[Records with drawing code]
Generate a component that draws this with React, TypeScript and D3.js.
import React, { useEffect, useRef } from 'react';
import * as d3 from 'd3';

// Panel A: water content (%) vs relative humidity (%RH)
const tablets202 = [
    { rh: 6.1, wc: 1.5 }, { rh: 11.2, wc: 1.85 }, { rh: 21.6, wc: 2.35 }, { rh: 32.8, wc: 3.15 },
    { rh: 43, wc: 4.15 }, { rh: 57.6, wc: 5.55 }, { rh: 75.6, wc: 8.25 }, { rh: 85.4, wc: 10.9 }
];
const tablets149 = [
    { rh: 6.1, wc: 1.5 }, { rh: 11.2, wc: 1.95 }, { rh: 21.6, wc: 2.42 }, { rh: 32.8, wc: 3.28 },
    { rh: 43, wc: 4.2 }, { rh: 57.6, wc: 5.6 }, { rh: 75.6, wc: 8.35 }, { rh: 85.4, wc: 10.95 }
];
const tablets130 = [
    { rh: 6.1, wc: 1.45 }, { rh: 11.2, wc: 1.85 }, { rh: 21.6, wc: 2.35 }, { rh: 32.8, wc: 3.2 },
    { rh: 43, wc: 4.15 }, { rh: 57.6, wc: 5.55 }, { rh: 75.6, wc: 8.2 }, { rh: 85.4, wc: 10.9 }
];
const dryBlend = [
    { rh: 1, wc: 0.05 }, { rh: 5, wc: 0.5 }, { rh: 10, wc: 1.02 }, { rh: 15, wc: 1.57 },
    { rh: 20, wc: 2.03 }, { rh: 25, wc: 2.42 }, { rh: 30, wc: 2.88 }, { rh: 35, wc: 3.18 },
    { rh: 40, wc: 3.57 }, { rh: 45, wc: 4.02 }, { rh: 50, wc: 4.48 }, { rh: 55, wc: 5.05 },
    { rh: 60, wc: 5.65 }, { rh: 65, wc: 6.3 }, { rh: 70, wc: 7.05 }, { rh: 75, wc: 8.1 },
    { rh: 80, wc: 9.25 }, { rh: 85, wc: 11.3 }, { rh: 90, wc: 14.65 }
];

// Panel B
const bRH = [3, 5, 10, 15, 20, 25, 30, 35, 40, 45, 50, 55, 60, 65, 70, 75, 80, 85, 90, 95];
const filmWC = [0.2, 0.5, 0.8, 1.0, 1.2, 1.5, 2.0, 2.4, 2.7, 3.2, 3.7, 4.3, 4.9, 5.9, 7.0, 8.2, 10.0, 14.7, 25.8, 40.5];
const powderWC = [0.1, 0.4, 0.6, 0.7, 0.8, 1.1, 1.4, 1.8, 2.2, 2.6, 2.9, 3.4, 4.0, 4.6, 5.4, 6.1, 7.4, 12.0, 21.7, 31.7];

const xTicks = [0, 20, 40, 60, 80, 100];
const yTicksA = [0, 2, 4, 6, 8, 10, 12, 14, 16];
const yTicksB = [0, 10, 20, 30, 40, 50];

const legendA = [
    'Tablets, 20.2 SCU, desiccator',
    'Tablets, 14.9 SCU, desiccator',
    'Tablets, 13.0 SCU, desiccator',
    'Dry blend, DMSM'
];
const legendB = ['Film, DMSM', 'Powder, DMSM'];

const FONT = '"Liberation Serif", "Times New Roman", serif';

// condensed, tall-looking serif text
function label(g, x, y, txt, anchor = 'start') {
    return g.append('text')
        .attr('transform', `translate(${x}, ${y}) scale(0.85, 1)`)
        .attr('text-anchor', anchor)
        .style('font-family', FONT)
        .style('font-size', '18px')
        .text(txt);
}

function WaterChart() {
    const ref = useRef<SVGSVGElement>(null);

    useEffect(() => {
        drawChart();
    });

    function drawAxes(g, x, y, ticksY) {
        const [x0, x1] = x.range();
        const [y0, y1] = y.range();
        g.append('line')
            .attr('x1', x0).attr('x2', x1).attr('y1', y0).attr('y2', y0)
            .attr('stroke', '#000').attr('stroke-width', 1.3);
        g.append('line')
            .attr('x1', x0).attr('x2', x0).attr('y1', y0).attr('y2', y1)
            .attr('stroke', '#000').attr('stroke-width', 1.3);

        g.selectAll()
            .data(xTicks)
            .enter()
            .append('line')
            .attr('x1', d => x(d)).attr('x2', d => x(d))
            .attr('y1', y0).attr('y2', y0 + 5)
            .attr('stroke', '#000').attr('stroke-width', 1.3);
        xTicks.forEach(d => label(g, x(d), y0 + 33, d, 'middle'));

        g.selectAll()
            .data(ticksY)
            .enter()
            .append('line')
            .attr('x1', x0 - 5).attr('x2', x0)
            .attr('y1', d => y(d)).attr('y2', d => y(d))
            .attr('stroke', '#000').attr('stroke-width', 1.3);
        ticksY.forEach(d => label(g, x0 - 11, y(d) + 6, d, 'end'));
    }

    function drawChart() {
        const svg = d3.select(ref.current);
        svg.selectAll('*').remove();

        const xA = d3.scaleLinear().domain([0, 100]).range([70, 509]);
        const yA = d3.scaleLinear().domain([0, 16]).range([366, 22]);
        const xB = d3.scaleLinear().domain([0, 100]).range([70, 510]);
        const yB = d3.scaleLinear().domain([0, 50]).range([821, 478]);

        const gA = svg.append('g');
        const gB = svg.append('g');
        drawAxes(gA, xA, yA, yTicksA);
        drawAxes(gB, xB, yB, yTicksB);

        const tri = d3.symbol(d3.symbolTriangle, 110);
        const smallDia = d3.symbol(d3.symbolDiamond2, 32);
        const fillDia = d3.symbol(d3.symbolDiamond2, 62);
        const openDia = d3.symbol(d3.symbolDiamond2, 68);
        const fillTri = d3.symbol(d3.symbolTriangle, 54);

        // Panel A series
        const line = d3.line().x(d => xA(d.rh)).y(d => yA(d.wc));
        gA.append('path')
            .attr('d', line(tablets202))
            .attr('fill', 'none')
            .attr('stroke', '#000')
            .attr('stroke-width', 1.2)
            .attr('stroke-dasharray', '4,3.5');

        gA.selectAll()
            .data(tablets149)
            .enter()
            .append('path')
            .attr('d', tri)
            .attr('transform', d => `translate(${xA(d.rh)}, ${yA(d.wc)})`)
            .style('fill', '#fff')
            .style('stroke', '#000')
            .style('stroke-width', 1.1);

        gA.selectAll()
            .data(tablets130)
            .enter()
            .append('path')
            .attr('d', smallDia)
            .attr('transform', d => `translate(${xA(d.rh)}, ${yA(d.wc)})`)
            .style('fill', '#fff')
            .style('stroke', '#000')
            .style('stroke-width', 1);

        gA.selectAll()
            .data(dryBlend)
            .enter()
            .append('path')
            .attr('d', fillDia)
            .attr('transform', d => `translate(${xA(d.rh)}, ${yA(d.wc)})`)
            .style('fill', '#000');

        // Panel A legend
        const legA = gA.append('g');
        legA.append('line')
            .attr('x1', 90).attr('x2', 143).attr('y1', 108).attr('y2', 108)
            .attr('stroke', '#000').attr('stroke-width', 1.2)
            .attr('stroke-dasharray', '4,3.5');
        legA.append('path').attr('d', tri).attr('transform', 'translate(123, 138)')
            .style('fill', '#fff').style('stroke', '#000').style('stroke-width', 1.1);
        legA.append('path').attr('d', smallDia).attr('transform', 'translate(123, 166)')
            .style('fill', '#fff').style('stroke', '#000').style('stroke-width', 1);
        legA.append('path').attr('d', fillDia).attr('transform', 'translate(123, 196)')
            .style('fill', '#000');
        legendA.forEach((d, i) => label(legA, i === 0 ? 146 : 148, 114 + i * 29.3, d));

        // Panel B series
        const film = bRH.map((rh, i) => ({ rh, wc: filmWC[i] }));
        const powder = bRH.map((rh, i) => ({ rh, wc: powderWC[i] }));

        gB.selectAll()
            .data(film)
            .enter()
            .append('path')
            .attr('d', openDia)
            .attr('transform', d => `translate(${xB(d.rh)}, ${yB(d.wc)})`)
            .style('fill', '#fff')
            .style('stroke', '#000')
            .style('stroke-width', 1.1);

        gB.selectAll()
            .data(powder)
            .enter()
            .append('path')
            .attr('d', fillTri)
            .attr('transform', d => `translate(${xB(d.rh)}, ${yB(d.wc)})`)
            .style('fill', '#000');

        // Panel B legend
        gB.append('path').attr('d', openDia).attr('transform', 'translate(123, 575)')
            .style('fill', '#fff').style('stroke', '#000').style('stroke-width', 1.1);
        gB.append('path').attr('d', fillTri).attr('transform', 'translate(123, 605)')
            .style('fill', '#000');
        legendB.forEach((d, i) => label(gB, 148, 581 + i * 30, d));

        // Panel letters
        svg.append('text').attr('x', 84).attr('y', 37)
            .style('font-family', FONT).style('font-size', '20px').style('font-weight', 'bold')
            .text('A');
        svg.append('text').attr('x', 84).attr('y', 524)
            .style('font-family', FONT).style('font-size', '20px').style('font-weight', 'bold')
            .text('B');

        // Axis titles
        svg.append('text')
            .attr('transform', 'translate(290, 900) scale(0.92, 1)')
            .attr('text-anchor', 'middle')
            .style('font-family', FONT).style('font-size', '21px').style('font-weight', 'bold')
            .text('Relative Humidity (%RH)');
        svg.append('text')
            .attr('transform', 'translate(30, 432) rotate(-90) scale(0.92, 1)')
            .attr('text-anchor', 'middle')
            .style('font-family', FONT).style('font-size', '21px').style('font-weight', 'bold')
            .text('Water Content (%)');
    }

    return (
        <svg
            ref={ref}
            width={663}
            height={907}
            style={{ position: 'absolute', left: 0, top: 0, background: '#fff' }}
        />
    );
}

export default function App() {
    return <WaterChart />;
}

==

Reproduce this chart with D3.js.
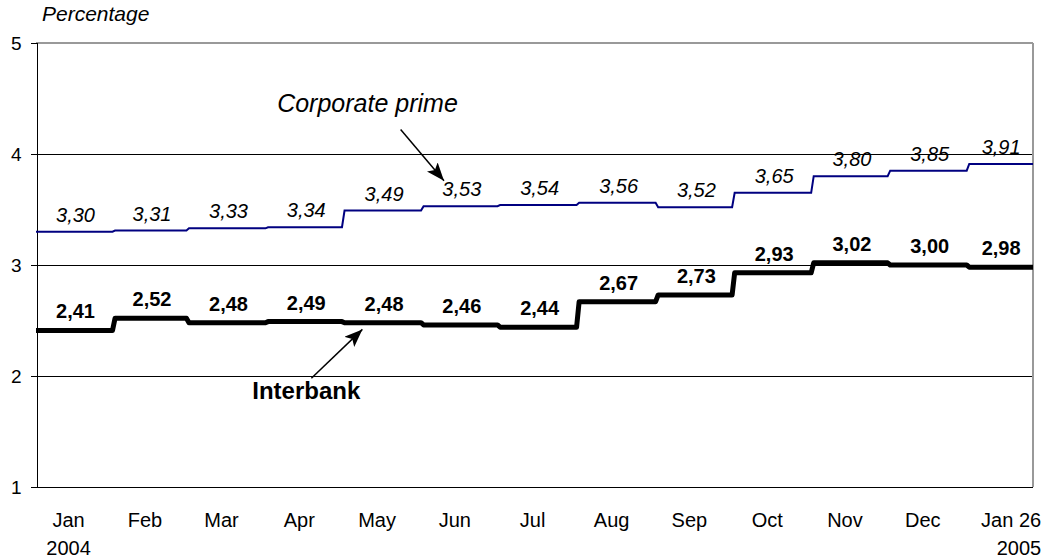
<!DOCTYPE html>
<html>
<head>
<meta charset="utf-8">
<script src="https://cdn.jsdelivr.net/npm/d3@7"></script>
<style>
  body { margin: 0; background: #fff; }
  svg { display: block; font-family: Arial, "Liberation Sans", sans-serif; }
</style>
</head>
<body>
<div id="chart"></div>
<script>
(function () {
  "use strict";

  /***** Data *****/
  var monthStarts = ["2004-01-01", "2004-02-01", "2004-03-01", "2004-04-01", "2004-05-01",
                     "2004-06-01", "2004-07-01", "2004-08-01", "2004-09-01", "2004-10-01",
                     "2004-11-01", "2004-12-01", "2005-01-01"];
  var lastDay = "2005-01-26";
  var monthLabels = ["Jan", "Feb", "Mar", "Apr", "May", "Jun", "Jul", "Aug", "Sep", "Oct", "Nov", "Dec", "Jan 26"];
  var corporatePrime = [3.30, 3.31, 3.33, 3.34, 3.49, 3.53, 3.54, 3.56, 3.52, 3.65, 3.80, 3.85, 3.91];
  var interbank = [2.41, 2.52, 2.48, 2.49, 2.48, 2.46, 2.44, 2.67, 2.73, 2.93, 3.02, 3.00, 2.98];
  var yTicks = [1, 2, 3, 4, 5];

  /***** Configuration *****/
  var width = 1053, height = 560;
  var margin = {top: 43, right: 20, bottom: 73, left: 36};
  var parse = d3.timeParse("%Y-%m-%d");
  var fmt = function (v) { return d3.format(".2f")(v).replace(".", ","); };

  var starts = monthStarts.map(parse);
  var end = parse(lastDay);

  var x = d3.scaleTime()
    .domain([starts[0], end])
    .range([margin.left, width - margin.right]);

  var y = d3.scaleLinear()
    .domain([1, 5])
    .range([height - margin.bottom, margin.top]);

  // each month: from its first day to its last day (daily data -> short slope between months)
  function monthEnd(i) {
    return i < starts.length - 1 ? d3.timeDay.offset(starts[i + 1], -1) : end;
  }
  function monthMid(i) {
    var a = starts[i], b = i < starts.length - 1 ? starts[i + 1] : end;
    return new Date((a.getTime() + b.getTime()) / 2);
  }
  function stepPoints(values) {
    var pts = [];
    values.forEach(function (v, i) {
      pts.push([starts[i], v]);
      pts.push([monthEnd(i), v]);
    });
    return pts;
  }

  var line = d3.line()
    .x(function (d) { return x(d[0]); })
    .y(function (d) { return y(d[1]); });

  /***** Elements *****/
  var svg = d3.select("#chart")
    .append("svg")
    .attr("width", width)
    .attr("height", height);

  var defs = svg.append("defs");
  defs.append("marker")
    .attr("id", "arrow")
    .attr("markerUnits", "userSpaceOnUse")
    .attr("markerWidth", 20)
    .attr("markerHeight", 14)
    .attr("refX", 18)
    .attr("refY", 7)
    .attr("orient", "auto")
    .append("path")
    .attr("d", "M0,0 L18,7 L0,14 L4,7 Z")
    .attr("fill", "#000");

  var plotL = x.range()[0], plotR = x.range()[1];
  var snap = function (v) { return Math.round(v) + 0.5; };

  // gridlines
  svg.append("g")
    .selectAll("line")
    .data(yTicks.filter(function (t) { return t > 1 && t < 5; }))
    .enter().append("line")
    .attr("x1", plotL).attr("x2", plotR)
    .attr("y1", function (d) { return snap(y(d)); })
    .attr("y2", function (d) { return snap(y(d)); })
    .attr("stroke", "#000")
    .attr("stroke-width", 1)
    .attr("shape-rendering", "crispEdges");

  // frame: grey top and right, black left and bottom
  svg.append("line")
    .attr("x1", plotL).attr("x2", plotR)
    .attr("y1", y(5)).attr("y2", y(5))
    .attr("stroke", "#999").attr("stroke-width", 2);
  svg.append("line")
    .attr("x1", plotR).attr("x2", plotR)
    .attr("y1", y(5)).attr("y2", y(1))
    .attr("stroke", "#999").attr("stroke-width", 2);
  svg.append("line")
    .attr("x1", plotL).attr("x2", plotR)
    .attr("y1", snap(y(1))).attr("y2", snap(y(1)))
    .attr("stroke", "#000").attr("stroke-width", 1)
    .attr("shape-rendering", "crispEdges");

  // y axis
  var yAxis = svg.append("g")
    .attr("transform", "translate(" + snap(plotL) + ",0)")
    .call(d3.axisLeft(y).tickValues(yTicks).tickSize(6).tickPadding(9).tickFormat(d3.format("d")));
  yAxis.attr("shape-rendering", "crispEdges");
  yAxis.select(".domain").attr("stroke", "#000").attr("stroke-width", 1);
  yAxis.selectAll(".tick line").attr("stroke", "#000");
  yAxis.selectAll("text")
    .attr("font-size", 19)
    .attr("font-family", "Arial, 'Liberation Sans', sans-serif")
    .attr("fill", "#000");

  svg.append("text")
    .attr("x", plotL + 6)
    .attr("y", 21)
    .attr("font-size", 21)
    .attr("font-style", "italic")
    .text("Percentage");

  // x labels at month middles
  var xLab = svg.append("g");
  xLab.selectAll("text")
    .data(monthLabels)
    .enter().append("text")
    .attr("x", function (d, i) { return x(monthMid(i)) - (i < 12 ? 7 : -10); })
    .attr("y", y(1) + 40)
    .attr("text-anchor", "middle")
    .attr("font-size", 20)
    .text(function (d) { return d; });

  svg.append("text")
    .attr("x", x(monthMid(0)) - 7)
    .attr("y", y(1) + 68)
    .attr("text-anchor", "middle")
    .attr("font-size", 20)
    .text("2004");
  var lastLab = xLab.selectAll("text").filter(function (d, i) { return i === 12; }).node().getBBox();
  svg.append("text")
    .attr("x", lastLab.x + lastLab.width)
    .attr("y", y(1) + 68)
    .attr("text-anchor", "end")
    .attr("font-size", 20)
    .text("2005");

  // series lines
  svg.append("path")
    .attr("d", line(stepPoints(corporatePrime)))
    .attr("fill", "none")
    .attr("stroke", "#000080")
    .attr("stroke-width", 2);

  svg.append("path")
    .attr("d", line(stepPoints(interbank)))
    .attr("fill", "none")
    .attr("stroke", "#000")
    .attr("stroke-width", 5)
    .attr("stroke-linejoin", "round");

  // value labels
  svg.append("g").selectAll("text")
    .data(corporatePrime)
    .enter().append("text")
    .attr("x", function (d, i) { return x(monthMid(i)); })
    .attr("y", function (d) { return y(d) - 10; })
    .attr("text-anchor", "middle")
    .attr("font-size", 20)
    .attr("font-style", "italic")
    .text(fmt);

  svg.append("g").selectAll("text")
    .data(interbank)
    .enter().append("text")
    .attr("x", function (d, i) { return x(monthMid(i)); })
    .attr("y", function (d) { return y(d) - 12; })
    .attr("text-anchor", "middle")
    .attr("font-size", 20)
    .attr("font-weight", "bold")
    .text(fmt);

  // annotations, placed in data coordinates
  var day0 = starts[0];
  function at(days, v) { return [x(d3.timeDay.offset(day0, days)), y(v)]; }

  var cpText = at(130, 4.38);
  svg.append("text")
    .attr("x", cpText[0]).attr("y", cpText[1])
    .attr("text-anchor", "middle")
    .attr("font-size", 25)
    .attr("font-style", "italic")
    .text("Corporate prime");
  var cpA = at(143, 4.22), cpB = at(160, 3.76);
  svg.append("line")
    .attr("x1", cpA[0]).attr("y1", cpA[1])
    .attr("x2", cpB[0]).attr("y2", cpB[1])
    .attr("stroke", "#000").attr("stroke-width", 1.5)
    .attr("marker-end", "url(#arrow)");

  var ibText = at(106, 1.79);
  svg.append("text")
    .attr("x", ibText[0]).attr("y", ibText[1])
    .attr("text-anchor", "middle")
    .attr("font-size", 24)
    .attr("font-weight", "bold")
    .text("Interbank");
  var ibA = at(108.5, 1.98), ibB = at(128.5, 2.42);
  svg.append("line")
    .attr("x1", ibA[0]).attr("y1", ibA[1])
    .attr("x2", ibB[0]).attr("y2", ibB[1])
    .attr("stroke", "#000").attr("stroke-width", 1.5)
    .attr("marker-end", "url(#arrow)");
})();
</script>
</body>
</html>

STATED PROBLEM: Retype precisely, and only, the span of lines that opens at the line containing "Generate a component" and closes at the line containing "import * as d3 from 'd3';", both inclusive.

OUTPUT BELOW:
Generate a component that draws this with React, TypeScript and D3.js.
import React, { useEffect, useRef } from 'react';
import * as d3 from 'd3';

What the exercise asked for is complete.